§ Set task
Find the string "matplotlib" and gather every line that holds it.

§ Information supplied

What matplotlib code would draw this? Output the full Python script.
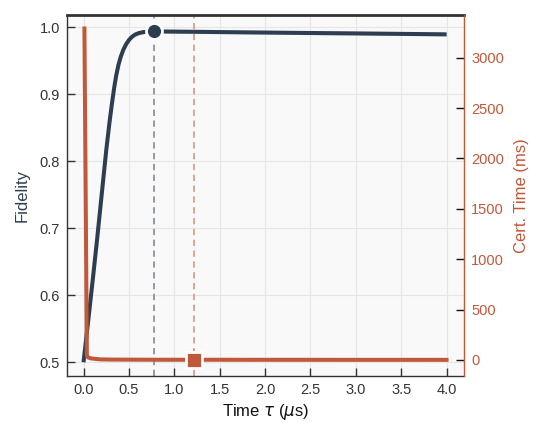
import numpy as np
import matplotlib
matplotlib.use("Agg")
import matplotlib.pyplot as plt

plt.rcParams['font.family'] = ['Liberation Sans', 'DejaVu Sans']

navy = '#2c3e50'
rust = '#c0583a'

# fidelity vs. evolution time
t_fid = [0.00, 0.05, 0.10, 0.15, 0.20, 0.25, 0.286, 0.313, 0.338, 0.36,
         0.385, 0.41, 0.44, 0.47, 0.50, 0.53, 0.569, 0.61, 0.661, 0.72,
         0.775, 1.0, 1.5, 2.0, 2.5, 3.0, 3.5, 4.0]
fidelity = [0.500, 0.560, 0.621, 0.684, 0.750, 0.816, 0.858, 0.886, 0.910,
            0.928, 0.944, 0.956, 0.967, 0.975, 0.981, 0.9855, 0.9893,
            0.9915, 0.9930, 0.9937, 0.9940, 0.9937, 0.9930, 0.9923, 0.9916,
            0.9910, 0.9903, 0.9896]
fid_err = 0.0025

# certification time (ms)
t_cert = [0.01, 0.037, 0.05, 0.085, 0.18, 0.3, 0.5, 1.0, 1.5, 2.0, 2.5,
          3.0, 3.5, 4.0]
cert_ms = [3290, 40, 25, 15, 6, 4, 3, 2, 2, 1.5, 1.5, 1.2, 1.2, 1.0]

t_best = 0.775
f_best = 0.9940
t_cert_pick = 1.22
c_pick = 1.8

fig = plt.figure(figsize=(5.44, 4.38), dpi=100)
ax = fig.add_axes([0.123, 0.1416, 0.730, 0.8242])
ax.set_facecolor('#f9f9f9')
ax.grid(True, color='#e6e6e6', lw=0.8)
ax.set_axisbelow(True)

f = np.array(fidelity)
ax.fill_between(t_fid, f - fid_err, f + fid_err, color='#9aa6b2', alpha=0.5, lw=0)
ax.plot(t_fid, fidelity, color=navy, lw=2.9, solid_capstyle='butt')
ax.axvline(t_best, color='#8a949e', ls=(0, (3.5, 2.5)), lw=1.3)
ax.axvline(t_cert_pick, color='#d9a08c', ls=(0, (3.5, 2.5)), lw=1.3)
ax.plot([t_best], [f_best], 'o', ms=11.5, color=navy, mec='white', mew=2, zorder=5)

ax.set_xlim(-0.183, 4.193)
ax.set_ylim(0.4795, 1.0185)
ax.set_xticks(np.arange(0, 4.01, 0.5))
ax.set_yticks([0.5, 0.6, 0.7, 0.8, 0.9, 1.0])
ax.tick_params(direction='in', length=6, width=1, color='#333333',
               labelcolor='#333333', labelsize=10.5, pad=5)
ax.set_xlabel(r'Time $\tau$ ($\mu$s)', fontsize=12, color='#111111')
ax.set_ylabel('Fidelity', fontsize=12, color=navy, labelpad=7.5)
for s in ['left', 'bottom']:
    ax.spines[s].set_color('#333333')
    ax.spines[s].set_linewidth(1.0)
ax.spines['top'].set_color('#333333')
ax.spines['top'].set_linewidth(2.0)
ax.spines['right'].set_visible(False)

ax2 = ax.twinx()
c = np.array(cert_ms)
ax2.fill_between(t_cert, c * 0.95, c * 1.05 + 18, color=rust, alpha=0.2, lw=0)
ax2.plot(t_cert, cert_ms, color=rust, lw=2.9)
ax2.plot([t_cert_pick], [c_pick], 's', ms=11.5, color=rust, mec='white', mew=2, zorder=5)
ax2.set_ylim(-159, 3424)
ax2.set_yticks(np.arange(0, 3001, 500))
ax2.tick_params(direction='in', length=6, width=1, color='#111111',
                labelcolor=rust, labelsize=10.5, pad=5)
ax2.set_ylabel('Cert. Time (ms)', fontsize=12, color=rust, labelpad=7)
ax2.spines['right'].set_color(rust)
ax2.spines['right'].set_linewidth(1.0)
for s in ['left', 'top', 'bottom']:
    ax2.spines[s].set_visible(False)

fig.savefig('out.png', dpi=100)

§ Finished exercise
What matplotlib code would draw this? Output the full Python script.
import matplotlib
matplotlib.use("Agg")
import matplotlib.pyplot as plt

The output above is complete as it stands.